Wednesday, October 17, 2012

We Are Marlow: Joseph Conrad's Modern Relevance

1001 Books To Read Before Your Kindle Battery Dies, Part One
Joseph Conrad, Heart of Darkness

We can wrap up the entire scope of current scholarly controversy surrounding Joseph Conrad’s most-read book with a single quote, about one-fifth of the way through. Describing a landscape seemingly fecund but devoid of a population, Conrad’s vicarious narrator, Marlow, notes:

Well if a lot of mysterious niggers armed with all kinds of fearful weapons suddenly took to travelling on the road between Deal and Gravesend catching the yokels right and left to carry heavy loads for them, I fancy every farm and cottage thereabouts would get empty very soon.
Conrad concisely summarizes that he can easily understand why the African landscape through which Marlow travels has been rendered bleak in the face of European colonial powers. The locals are not lazy, shiftless, or any other label slapped on them; they just want no part in somebody else’s imperial ambitions. On that level he seems downright sympathetic to the natives, a rarity in the waning days of empire.

But notice the word he uses to describe the natives. Perhaps no other word in English so completely summarizes the history of racial violence, reflexive dehumanization of strangers, and the use of labels to keep The Other under the thumb of power. It seems that Conrad (or Marlow at any rate) knows the problem, and just doesn’t care.

This split in the narrator’s psyche drives not just the deeply conflicted critical response, but the downright psychotic nature of the narrative itself. Marlow is a part of the very system he so vocally deplores, and not only cannot reconcile the gulf, he seemingly will not. He admits the white colonists, painted as devolved creatures one and all, have demeaned the Africans; then, in the next breath, he characterizes the Africans as amoral mud-dwelling beasts.

If your high school Brit Lit class resembled mine at all, you heard the threadbare myth that we study British classics because they somehow transcend time and place, speaking to all people everywhere equally. Nobody makes such claims about American or French literature. And many colleges don’t even offer courses in the literature of Africa, Asia, or Latin America. Do these other cultures lack some quality which permeates Britain?

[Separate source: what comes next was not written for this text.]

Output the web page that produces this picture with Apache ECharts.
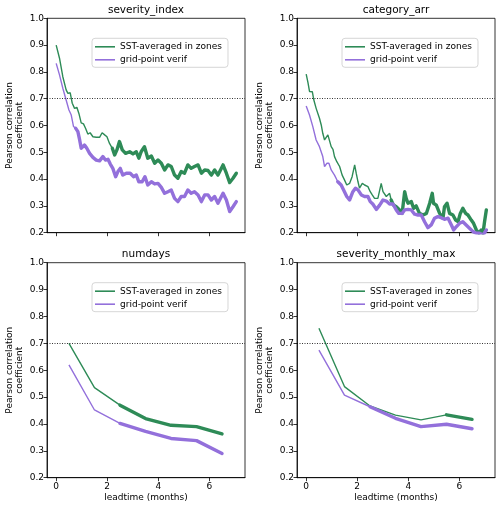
<!DOCTYPE html>
<html><head><meta charset="utf-8">
<script src="https://cdn.jsdelivr.net/npm/echarts@6/dist/echarts.min.js"></script>
<style>html,body{margin:0;padding:0;background:#fff}#c{width:500px;height:509px}</style>
</head><body><div id="c"></div>
<script>
// ---- data ----
const panelTitles = ['severity_index', 'category_arr', 'numdays', 'severity_monthly_max'];
const seriesNames = ['SST-averaged in zones', 'grid-point verif'];
const xTicks = [0, 2, 4, 6];

// severity_index (leadtime in months)
const siGreenX = [0,.13,.26,.39,.46,.55,.63,.72,.81,.89,.98,1.07,1.15,1.24,1.33,1.44,1.57,1.70,1.80,1.90,1.99,2.09,2.20,2.29,2.38,2.48,2.59,2.72,2.88,3.01,3.14,3.24,3.33,3.46,3.59,3.73,3.86,3.99,4.12,4.25,4.38,4.51,4.64,4.77,4.90,5.03,5.16,5.29,5.42,5.56,5.69,5.82,5.95,6.08,6.21,6.34,6.54,6.67,6.80,6.93,7.06];
const siGreenY = [.900,.851,.782,.733,.720,.722,.683,.664,.668,.645,.610,.606,.590,.568,.573,.558,.556,.556,.573,.565,.558,.533,.515,.490,.509,.540,.509,.496,.502,.494,.502,.478,.502,.521,.478,.486,.459,.471,.459,.434,.453,.447,.415,.403,.428,.422,.453,.440,.447,.453,.422,.434,.432,.415,.434,.415,.453,.422,.387,.403,.422];
const siPurpleX = [0,.13,.26,.39,.50,.59,.68,.76,.85,.92,.98,1.11,1.20,1.31,1.44,1.57,1.70,1.83,1.93,2.03,2.12,2.22,2.33,2.42,2.51,2.61,2.75,2.90,3.03,3.14,3.24,3.37,3.48,3.59,3.73,3.86,3.99,4.12,4.25,4.38,4.51,4.64,4.77,4.90,5.03,5.16,5.29,5.42,5.56,5.69,5.82,5.95,6.08,6.21,6.34,6.54,6.67,6.80,6.93,7.06];
const siPurpleY = [.832,.789,.739,.695,.658,.639,.596,.590,.577,.546,.515,.527,.515,.496,.481,.471,.468,.484,.471,.474,.456,.440,.409,.428,.440,.415,.422,.422,.409,.415,.390,.390,.409,.378,.390,.382,.384,.369,.347,.353,.359,.328,.316,.335,.335,.359,.347,.353,.341,.316,.341,.341,.322,.335,.310,.347,.322,.279,.297,.316];

// category_arr
const caGreenX = [0,.07,.13,.24,.30,.39,.46,.52,.59,.65,.72,.78,.85,.92,.98,1.05,1.11,1.20,1.31,1.41,1.50,1.59,1.70,1.80,1.90,1.96,2.03,2.09,2.20,2.29,2.42,2.51,2.59,2.68,2.81,2.94,3.01,3.14,3.27,3.33,3.42,3.53,3.66,3.76,3.86,3.92,3.99,4.12,4.21,4.31,4.44,4.58,4.71,4.84,4.94,4.99,5.10,5.23,5.36,5.42,5.52,5.62,5.75,5.86,5.95,6.04,6.14,6.25,6.34,6.47,6.56,6.67,6.77,6.86,6.93,6.99,7.06];
const caGreenY = [.792,.760,.727,.726,.695,.664,.660,.627,.602,.571,.546,.540,.565,.565,.521,.511,.484,.465,.447,.415,.397,.378,.384,.409,.453,.422,.390,.366,.384,.378,.372,.353,.341,.328,.328,.384,.353,.335,.347,.322,.303,.297,.285,.272,.353,.328,.310,.316,.291,.300,.272,.266,.272,.310,.347,.310,.303,.272,.254,.297,.310,.272,.266,.247,.241,.272,.291,.272,.266,.247,.235,.210,.198,.210,.198,.241,.285];
const caPurpleX = [0,.13,.26,.39,.52,.65,.72,.81,.89,.98,1.11,1.24,1.37,1.50,1.59,1.70,1.83,1.93,2.03,2.16,2.29,2.42,2.51,2.61,2.75,2.88,3.01,3.14,3.27,3.40,3.53,3.63,3.76,3.86,3.99,4.12,4.25,4.38,4.51,4.64,4.77,4.90,5.03,5.16,5.29,5.42,5.56,5.69,5.78,5.88,6.01,6.14,6.27,6.41,6.54,6.67,6.80,6.93,7.06];
const caPurpleY = [.673,.639,.596,.546,.521,.484,.447,.459,.459,.434,.415,.390,.378,.353,.335,.322,.353,.366,.360,.341,.335,.335,.316,.307,.287,.303,.322,.318,.307,.307,.285,.272,.272,.285,.287,.285,.269,.266,.266,.241,.219,.229,.254,.260,.256,.250,.254,.229,.210,.222,.235,.241,.229,.216,.204,.198,.198,.191,.210];

// monthly panels
const monthX = [0.5, 1.5, 2.5, 3.5, 4.5, 5.5, 6.5];
const ndGreenY = [.700,.535,.470,.420,.395,.390,.363];
const ndPurpleY = [.620,.452,.402,.372,.346,.338,.290];
const smmGreenY = [.756,.539,.467,.433,.415,.434,.417];
const smmPurpleY = [.675,.507,.464,.421,.390,.399,.382];

// leadtime from which each line is drawn thick
const thickFromGreen = [2.2, 3.3, 2.5, 5.5];
const thickFromPurple = [0.7, 1.2, 2.5, 2.5];
const refLine = 0.7;

// ---- chart ----
const GREEN = '#2e8b57', PURPLE = '#9370db';
const FONT = 'DejaVu Sans';
const panelData = [
  [siGreenX, siGreenY, siPurpleX, siPurpleY],
  [caGreenX, caGreenY, caPurpleX, caPurpleY],
  [monthX, ndGreenY, monthX, ndPurpleY],
  [monthX, smmGreenY, monthX, smmPurpleY]
];
const pos = [
  {left: 47, top: 18.3, height: 214.4},
  {left: 297, top: 18.3, height: 214.4},
  {left: 47, top: 262.7, height: 215},
  {left: 297, top: 262.7, height: 215}
];
const zip = (xs, ys) => xs.map((x, i) => [x, ys[i]]);

const option = {
  animation: false,
  backgroundColor: '#fff',
  title: [], grid: [], xAxis: [], yAxis: [], legend: [], series: []
};

pos.forEach((p, i) => {
  const bottomRow = i >= 2;
  option.title.push({
    text: panelTitles[i], left: p.left + 99, top: p.top - 14, textAlign: 'center', padding: 0,
    textStyle: {fontFamily: FONT, fontSize: 10.5, fontWeight: 'normal', color: '#000'}
  });
  option.grid.push({left: p.left, top: p.top, width: 198, height: p.height,
    show: true, borderColor: '#000', borderWidth: 0.8, backgroundColor: 'transparent'});
  option.xAxis.push({
    type: 'value', gridIndex: i, min: -0.36, max: 7.40,
    name: bottomRow ? 'leadtime (months)' : '', nameLocation: 'middle', nameGap: 15,
    nameTextStyle: {fontFamily: FONT, fontSize: 9, color: '#000'},
    axisLine: {show: true, onZero: false, lineStyle: {color: '#000', width: 0.8}},
    axisTick: {show: true, customValues: xTicks, length: 3.5, lineStyle: {color: '#000', width: 0.8}},
    axisLabel: {show: bottomRow, customValues: xTicks, margin: 4, fontFamily: FONT, fontSize: 9, color: '#000'},
    splitLine: {show: false}
  });
  option.yAxis.push({
    type: 'value', gridIndex: i, min: 0.2, max: 1.0, interval: 0.1,
    name: 'Pearson correlation\ncoefficient', nameLocation: 'middle', nameGap: 22,
    nameTextStyle: {fontFamily: FONT, fontSize: 9, color: '#000', lineHeight: 10.5},
    axisLine: {show: true, onZero: false, lineStyle: {color: '#000', width: 0.8}},
    axisTick: {show: true, length: 3.5, lineStyle: {color: '#000', width: 0.8}},
    axisLabel: {margin: 3, fontFamily: FONT, fontSize: 9, color: '#000', formatter: v => v.toFixed(1)},
    splitLine: {show: false}
  });
  option.legend.push({
    data: seriesNames, orient: 'vertical', left: p.left + 45, top: p.top + 20,
    icon: 'rect', itemWidth: 20, itemHeight: 1.6, itemGap: 2,
    padding: [3, 6, 2, 3], borderColor: '#cccccc', borderWidth: 0.8, borderRadius: 3,
    backgroundColor: 'rgba(255,255,255,0.8)',
    textStyle: {fontFamily: FONT, fontSize: 9, color: '#000', lineHeight: 11}
  });
  const [gx, gy, px, py] = panelData[i];
  const g = zip(gx, gy), pu = zip(px, py);
  const common = {type: 'line', xAxisIndex: i, yAxisIndex: i, showSymbol: false, symbol: 'none', clip: true, silent: true};
  option.series.push(Object.assign({}, common, {
    name: seriesNames[0], data: g, color: GREEN, lineStyle: {width: 1.4, color: GREEN}, z: 2,
    markLine: {silent: true, symbol: ['none', 'none'], label: {show: false},
      lineStyle: {type: [1, 1.5], color: '#000', width: 0.8}, data: [{yAxis: refLine}]}
  }));
  option.series.push(Object.assign({}, common, {
    name: seriesNames[1], data: pu, color: PURPLE, lineStyle: {width: 1.4, color: PURPLE}, z: 2
  }));
  option.series.push(Object.assign({}, common, {
    name: seriesNames[0], data: g.filter(d => d[0] >= thickFromGreen[i] - 1e-9), color: GREEN,
    lineStyle: {width: 3.4, color: GREEN, cap: 'round', join: 'round'}, z: 3
  }));
  option.series.push(Object.assign({}, common, {
    name: seriesNames[1], data: pu.filter(d => d[0] >= thickFromPurple[i] - 1e-9), color: PURPLE,
    lineStyle: {width: 3.4, color: PURPLE, cap: 'round', join: 'round'}, z: 3
  }));
});

const chart = echarts.init(document.getElementById('c'), null, {renderer: 'canvas'});
chart.setOption(option);
</script>
</body></html>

Of course not. We consider a work “classic” not because it speaks to everybody, but because it speaks to us. And Heart of Darkness, the story of a man who cannot reconcile his high ideals with his base desires, speaks to us because the very same conditions that inspired Conrad in 1899, if you change a few proper nouns, still exist for us in 2012.

At the time Conrad wrote, European powers wanted colonies because they conferred wealth and influence. Central Africa made a tempting target for colonists as a source of highly valued ivory. Today, the conquest of land has fallen on political disfavor, and the ivory trade has been curtailed. But American and European corporations feud and, according to the UN, arm militias in the very area Marlow traversed, fighting for immeasurable mineral wealth.

If you own a cell phone, computer, HD television, late-model car, clothing, or refrigerator, you own a product produced, at least in part, on the back of exploited peoples. The Western world’s cheap consumer goods are made possible because brown foreigners are kept in poverty, willing to do difficult and dangerous work at appalling wages. Yet I have not sworn off consumer electronics or started making my own clothing. If you’re reading this, neither have you.

We, like Marlow, know our actions have created a gulf between privileged and disadvantaged nations. As youth protested last year in Zuccotti Park, most wore clothing and slept in tents they could afford only because they were manufactured by poor foreigners. We want fair treatment for ourselves that we know, if we’re honest, we aren’t willing to extend to others.

Many critics, Chinua Achebe foremost among them, have tried to expel Conrad from Western Literature’s canon for his racism. And Conrad, like most of his generation, was certainly racist. But trying to bury that attitude because it offends our enlightened modern sensibilities loses sight of Conrad’s true message.

Thus, Heart of Darkness is not a novella of a foreign man visiting a foreign nation a century ago. It’s our story, here, now. We cannot paper over the jagged seam between Marlow’s sympathy and his racism, because we are Marlow. We believe truths which we know, if enacted, would harm our own bottom lines. Each of us, individually, stands ready to sail upriver to our own Heart of Darkness.